SImilarly as above, to show that the forgetful functor preserves projectives, it suffices to check it for the free functor applied to projectives. In that case, this is stability of projectives by direct sums. (Alternatively, if we have exact infinite products, one may use the exactness of the right adjoint of the forgetful functor, which is the dual construction to free, more into power series than polynomials...)

Adam Topaz (Jul 02 2022 at 17:35):

Yeah we have the cofree construction already ;)

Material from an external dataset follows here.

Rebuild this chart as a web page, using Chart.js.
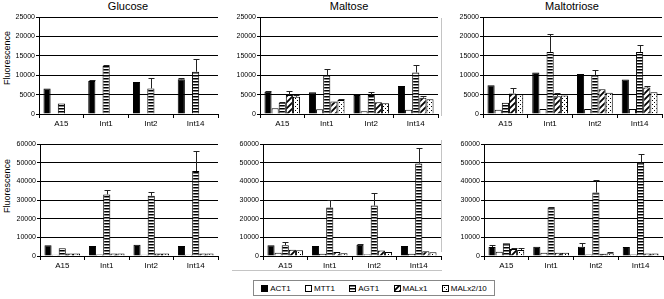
<!DOCTYPE html>
<html>
<head>
<meta charset="utf-8">
<script src="https://cdn.jsdelivr.net/npm/chart.js@4/dist/chart.umd.min.js"></script>
<style>
  body { margin:0; background:#fff; width:664px; height:299px; position:relative; overflow:hidden;
         font-family:"Liberation Sans", Arial, sans-serif; color:#000; }
  canvas.panel { position:absolute; }
  .ttl { position:absolute; font-size:11px; transform:translateX(-50%); white-space:nowrap; }
  .ytl { position:absolute; font-size:9px; transform:translate(-50%,-50%) rotate(-90deg); white-space:nowrap; }
  .legend { position:absolute; left:253px; top:280px; width:242px; height:16px; border:1px solid #888;
            display:flex; align-items:center; justify-content:space-around; font-size:8px; box-sizing:border-box; }
  .legend span { display:flex; align-items:center; }
  .legend canvas { margin-right:2px; }
  .frame { position:absolute; background:#c4c4c4; }
</style>
</head>
<body>
<div class="ttl" style="left:128px;top:0px">Glucose</div>
<div class="ttl" style="left:349px;top:0px">Maltose</div>
<div class="ttl" style="left:572px;top:0px">Maltotriose</div>
<div class="ytl" style="left:7px;top:58px">Fluorescence</div>
<div class="ytl" style="left:7px;top:186px">Fluorescence</div>
<div class="frame" style="left:441px;top:18px;width:1px;height:98px"></div>
<div class="frame" style="left:441px;top:140px;width:1px;height:112px"></div>
<div class="frame" style="left:232px;top:270px;width:210px;height:1px"></div>

<canvas class="panel" id="p0"></canvas>
<canvas class="panel" id="p1"></canvas>
<canvas class="panel" id="p2"></canvas>
<canvas class="panel" id="p3"></canvas>
<canvas class="panel" id="p4"></canvas>
<canvas class="panel" id="p5"></canvas>
<div class="legend" id="legend"></div>

<script>
// categories and series
const categories = ['A15', 'Int1', 'Int2', 'Int14'];
const seriesNames = ['ACT1', 'MTT1', 'AGT1', 'MALx1', 'MALx2/10'];
const topTicks = [0, 5000, 10000, 15000, 20000, 25000];
const bottomTicks = [0, 10000, 20000, 30000, 40000, 50000, 60000];

// values per panel, one row per series (ACT1, MTT1, AGT1, MALx1, MALx2/10)
const glucoseTop = [
  [6600, 8500, 8250, 8950],
  [150, 150, 150, 150],
  [2700, 12400, 6600, 10900],
  [150, 150, 150, 150],
  [150, 150, 150, 150],
];
const glucoseTopErr = [
  [0, 250, 0, 300], [0, 0, 0, 0], [0, 200, 2750, 3400], [0, 0, 0, 0], [0, 0, 0, 0],
];
const maltoseTop = [
  [5750, 5600, 4900, 7200],
  [1500, 1200, 700, 1100],
  [2900, 9900, 4900, 10700],
  [4900, 3200, 3000, 4200],
  [4450, 3600, 2750, 3800],
];
const maltoseTopErr = [
  [250, 0, 0, 0], [0, 0, 0, 0], [200, 1800, 750, 1900], [1100, 0, 0, 400], [400, 150, 0, 0],
];
const maltotrioseTop = [
  [7400, 10700, 10300, 8900],
  [1100, 1300, 1300, 1300],
  [2900, 16000, 9900, 16000],
  [5300, 4600, 6400, 6800],
  [5100, 4800, 5500, 5600],
];
const maltotrioseTopErr = [
  [0, 0, 0, 0], [0, 0, 0, 0], [0, 4500, 1400, 1900], [1300, 900, 0, 300], [0, 0, 0, 0],
];
const glucoseBottom = [
  [5800, 5400, 6000, 5400],
  [700, 800, 700, 700],
  [4100, 33000, 32300, 45500],
  [1400, 1400, 1300, 1400],
  [1400, 1400, 1300, 1400],
];
const glucoseBottomErr = [
  [0, 0, 0, 0], [0, 0, 0, 0], [0, 2200, 2200, 11000], [0, 0, 0, 0], [0, 0, 0, 0],
];
const maltoseBottom = [
  [5700, 5400, 6000, 5400],
  [1700, 1200, 1000, 1200],
  [5800, 26000, 27000, 49500],
  [3300, 2200, 3000, 2500],
  [3100, 1500, 2200, 2000],
];
const maltoseBottomErr = [
  [0, 0, 400, 0], [0, 0, 0, 0], [1800, 4000, 7000, 8500], [0, 0, 0, 0], [0, 0, 0, 0],
];
const maltotrioseBottom = [
  [4800, 4900, 4900, 4800],
  [2300, 1800, 800, 800],
  [6800, 26000, 34000, 50000],
  [3700, 1700, 1200, 1300],
  [3200, 1800, 1500, 1300],
];
const maltotrioseBottomErr = [
  [1300, 0, 1900, 0], [0, 0, 0, 0], [0, 500, 6500, 4500], [800, 0, 0, 0], [900, 0, 400, 0],
];

// fill patterns like the old excel hatches
function makePattern(w, h, draw) {
  const c = document.createElement('canvas');
  c.width = w; c.height = h;
  const g = c.getContext('2d');
  g.fillStyle = '#fff'; g.fillRect(0, 0, w, h);
  g.fillStyle = '#000'; g.strokeStyle = '#000';
  draw(g);
  return g.createPattern(c, 'repeat');
}
const fills = [
  '#000',
  '#fff',
  makePattern(4, 3, g => g.fillRect(0, 0, 4, 1.5)),
  makePattern(6, 6, g => {
    g.lineWidth = 1.8;
    g.beginPath();
    g.moveTo(-1, 7); g.lineTo(7, -1);
    g.moveTo(-4, 4); g.lineTo(4, -4);
    g.moveTo(2, 10); g.lineTo(10, 2);
    g.stroke();
  }),
  makePattern(4, 4, g => { g.fillRect(0, 0, 1, 1); g.fillRect(2, 2, 1, 1); }),
];

const errorBars = {
  id: 'errorBars',
  afterDatasetsDraw(chart) {
    const { ctx, scales: { y } } = chart;
    chart.data.datasets.forEach((ds, i) => {
      const meta = chart.getDatasetMeta(i);
      meta.data.forEach((bar, j) => {
        const e = ds.err[j];
        if (!e) return;
        const yTop = Math.round(y.getPixelForValue(ds.data[j] + e)) + 0.5;
        const x = Math.round(bar.x) + 0.5;
        ctx.save();
        ctx.strokeStyle = '#222'; ctx.lineWidth = 1;
        ctx.beginPath();
        ctx.moveTo(x, bar.y); ctx.lineTo(x, yTop);
        ctx.moveTo(x - 3, yTop); ctx.lineTo(x + 3, yTop);
        ctx.stroke();
        ctx.restore();
      });
    });
  }
};

const panels = [
  { id: 'p0', vals: glucoseTop, err: glucoseTopErr, ticks: topTicks, l: 39, r: 218, t: 17, b: 114, rowTop: 0 },
  { id: 'p1', vals: maltoseTop, err: maltoseTopErr, ticks: topTicks, l: 260, r: 438, t: 17, b: 114, rowTop: 0 },
  { id: 'p2', vals: maltotrioseTop, err: maltotrioseTopErr, ticks: topTicks, l: 483, r: 662, t: 17, b: 114, rowTop: 0 },
  { id: 'p3', vals: glucoseBottom, err: glucoseBottomErr, ticks: bottomTicks, l: 40, r: 218, t: 144, b: 256, rowTop: 130 },
  { id: 'p4', vals: maltoseBottom, err: maltoseBottomErr, ticks: bottomTicks, l: 263, r: 441, t: 144, b: 256, rowTop: 130 },
  { id: 'p5', vals: maltotrioseBottom, err: maltotrioseBottomErr, ticks: bottomTicks, l: 484, r: 663, t: 144, b: 256, rowTop: 130 },
];

const AXW = 39, XH = 16;
panels.forEach(p => {
  const cv = document.getElementById(p.id);
  const left = p.l - AXW, w = p.r - left + 2, h = p.b - p.rowTop + XH;
  Object.assign(cv.style, { left: left + 'px', top: p.rowTop + 'px', width: w + 'px', height: h + 'px' });
  cv.width = w; cv.height = h;
  const maxV = p.ticks[p.ticks.length - 1];
  new Chart(cv.getContext('2d'), {
    type: 'bar',
    data: {
      labels: categories,
      datasets: seriesNames.map((name, i) => ({
        label: name, data: p.vals[i], err: p.err[i],
        backgroundColor: fills[i], borderColor: '#000', borderWidth: 1,
        categoryPercentage: 0.8, barPercentage: 1,
      })),
    },
    options: {
      responsive: false, animation: false,
      layout: { padding: { top: p.t - p.rowTop, right: 2, left: 0, bottom: 0 } },
      plugins: { legend: { display: false }, tooltip: { enabled: false } },
      scales: {
        x: {
          afterFit: s => { s.height = XH; },
          grid: { offset: true, drawOnChartArea: false, color: '#000', tickLength: 4 },
          border: { color: '#000' },
          ticks: { color: '#000', padding: 1, font: { family: 'Liberation Sans', size: 8 } },
        },
        y: {
          min: 0, max: maxV,
          afterFit: s => { s.width = AXW; },
          afterBuildTicks: s => { s.ticks = p.ticks.map(v => ({ value: v })); },
          grid: { color: '#000', tickLength: 3 },
          border: { color: '#000' },
          ticks: { color: '#000', padding: 1, callback: v => String(v), font: { family: 'Liberation Sans', size: 7 } },
        },
      },
    },
    plugins: [errorBars],
  });
});

// legend with the same fills
const lg = document.getElementById('legend');
seriesNames.forEach((name, i) => {
  const sp = document.createElement('span');
  const sw = document.createElement('canvas');
  sw.width = 7; sw.height = 7;
  const g = sw.getContext('2d');
  g.fillStyle = fills[i]; g.fillRect(0, 0, 7, 7);
  g.strokeStyle = '#000'; g.lineWidth = 1; g.strokeRect(0.5, 0.5, 6, 6);
  sp.appendChild(sw);
  sp.appendChild(document.createTextNode(name));
  lg.appendChild(sp);
});
</script>
</body>
</html>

Johan Commelin (Jul 02 2022 at 18:00):

Aah, of course. I pushed a proof of

instance projective_X [enough_projectives C] (P : endomorphisms C) [projective P] :
  projective P.X :=

Johan Commelin (Jul 02 2022 at 18:02):

So now we can just work with X.replace for X : endomorphisms A. Because by definition that is a complex with projective objects as components.

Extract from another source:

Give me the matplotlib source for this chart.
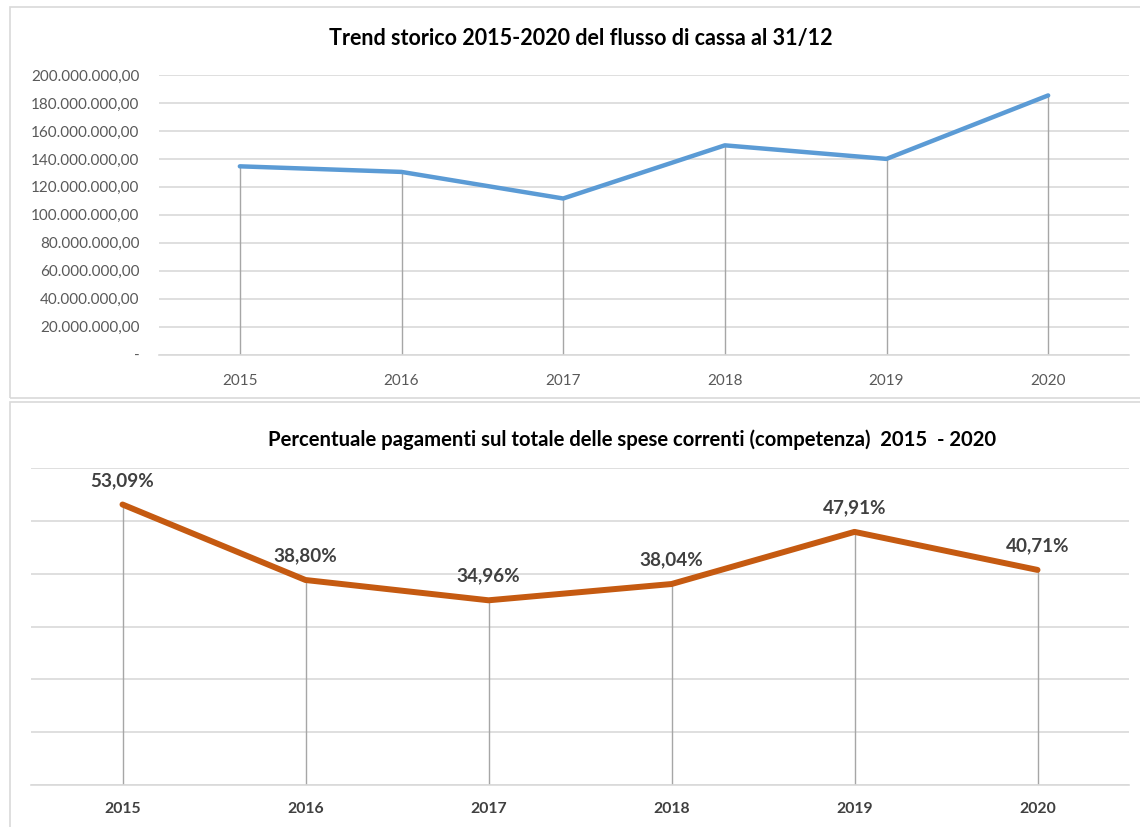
import numpy as np
import matplotlib.pyplot as plt
from matplotlib.patches import Rectangle
from matplotlib.ticker import FuncFormatter

plt.rcParams['font.family'] = ['Lato', 'DejaVu Sans']

# dati
anni = ['2015', '2016', '2017', '2018', '2019', '2020']
flusso_cassa = [134.7e6, 130.7e6, 111.7e6, 149.7e6, 140.0e6, 185.4e6]
perc_pagamenti = [53.09, 38.80, 34.96, 38.04, 47.91, 40.71]
perc_labels = ['53,09%', '38,80%', '34,96%', '38,04%', '47,91%', '40,71%']

W, H = 1140, 827
fig = plt.figure(figsize=(W / 100, H / 100), dpi=100)

def px_axes(left, top, right, bottom):
    return fig.add_axes([left / W, 1 - bottom / H, (right - left) / W, (bottom - top) / H])

def euro_fmt(v, pos):
    if v == 0:
        return '-'
    s = f"{v:,.2f}"
    return s.replace(',', 'X').replace('.', ',').replace('X', '.')

grid_c = '#d9d9d9'
drop_c = '#a6a6a6'

# cornici dei due grafici
fig.patches.append(Rectangle((10 / W, 1 - 398 / H), 1135 / W, 391 / H, transform=fig.transFigure,
                             fill=False, edgecolor=grid_c, linewidth=1.2))
fig.patches.append(Rectangle((10 / W, 1 - 830 / H), 1135 / W, 428 / H, transform=fig.transFigure,
                             fill=False, edgecolor=grid_c, linewidth=1.2))

# --- grafico superiore ---
ax1 = px_axes(159, 75, 1129, 354.7)
x = np.arange(len(anni))
ax1.vlines(x, 0, flusso_cassa, color=drop_c, linewidth=1)
ax1.plot(x, flusso_cassa, color='#5b9bd5', linewidth=3.2, solid_capstyle='round', zorder=3)
ax1.set_xlim(-0.5, len(anni) - 0.5)
ax1.set_ylim(0, 200e6)
ax1.set_yticks(np.arange(0, 200e6 + 1, 20e6))
ax1.yaxis.set_major_formatter(FuncFormatter(euro_fmt))
ax1.set_xticks(x)
ax1.set_xticklabels(anni)
ax1.grid(axis='y', color=grid_c, linewidth=1.2)
ax1.set_axisbelow(True)
for s in ['top', 'right', 'left']:
    ax1.spines[s].set_visible(False)
ax1.spines['bottom'].set_color(grid_c)
ax1.spines['bottom'].set_linewidth(1.2)
ax1.tick_params(axis='both', length=0, labelsize=11, colors='#595959')
ax1.tick_params(axis='y', pad=14)
ax1.tick_params(axis='x', pad=14)
fig.text(581 / W, 1 - 38 / H, 'Trend storico 2015-2020 del flusso di cassa al 31/12',
         ha='center', va='center', fontsize=15.5, fontweight='bold', color='black')

# --- grafico inferiore ---
ax2 = px_axes(31, 468, 1129, 785)
ax2.vlines(x, 0, perc_pagamenti, color=drop_c, linewidth=1)
ax2.plot(x, perc_pagamenti, color='#c55a11', linewidth=4.3, solid_capstyle='round', zorder=3)
for xi, v, lab in zip(x, perc_pagamenti, perc_labels):
    ax2.annotate(lab, (xi, v), xytext=(0, 13.5), textcoords='offset points',
                 ha='center', va='baseline', fontsize=13.6, fontweight='bold', color='#404040')
ax2.set_xlim(-0.5, len(anni) - 0.5)
ax2.set_ylim(0, 60)
ax2.set_yticks(np.arange(0, 61, 10))
ax2.set_yticklabels([])
ax2.set_xticks(x)
ax2.set_xticklabels(anni, fontweight='bold')
ax2.grid(axis='y', color=grid_c, linewidth=1.2)
ax2.set_axisbelow(True)
for s in ['top', 'right', 'left']:
    ax2.spines[s].set_visible(False)
ax2.spines['bottom'].set_color(grid_c)
ax2.spines['bottom'].set_linewidth(1.2)
ax2.tick_params(axis='both', length=0, labelsize=11.3, colors='#404040')
ax2.tick_params(axis='x', pad=12)
fig.text(632 / W, 1 - 440 / H, 'Percentuale pagamenti sul totale delle spese correnti (competenza)  2015  - 2020',
         ha='center', va='center', fontsize=14.6, fontweight='bold', color='black')

fig.savefig('out.png', dpi=100)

Julian Külshammer (Jul 02 2022 at 19:07):

For porting to mathlib, would it be of interest to generalise most of the things you have to the endofunctor.algebra setting mentioned earlier? Pretty sure this is possible, assuming the appropriate endofunctor right exact, additive, etc. (as one of my latest papers deals with this set-up)

Johan Commelin (Jul 02 2022 at 19:17):

Yeah, I guess that makes sense

Julian Külshammer (Jul 03 2022 at 10:39):

Wait a minute, wouldn't it have been easier to realise the category endomorphisms A as the functor_category from the free category on one morphism (aka N as a 1-object category) to A? In this case most of the basic instances should already be in mathlib?

Adam Topaz (Jul 03 2022 at 12:08):

The defeqs of the current def are much nicer than the functor from the free category approach, IMO.

Kevin Buzzard (Jul 03 2022 at 12:14):

So the surjectivity proof we need is the following. If $P$ and $Y$ are objects of an abelian category, equipped with endomorphisms $e:P\to P$ and $f:Y\to Y$, and if $\phi:P\to Y$ is a morphism in the category (not necessarily intertwining the endomorphisms), then we want $\psi:P\to Y$ such that $\phi=\psi\circ e - f \circ \psi$. In general we can't have such $\psi$. If $P$ is of the form free Q i.e. $P=\oplus_{n\in\N}Q$ with $e(q_n)=q_{n+1}$ then we can make $\psi$, it's of the form $\oplus \psi_n$ with $\psi_0=0$ and $\psi_{n+1}=\phi_n+f\circ\psi_n$. The question is whether we can make $\psi$ knowing only that $(P,e)$ is projective in the endomorphism category.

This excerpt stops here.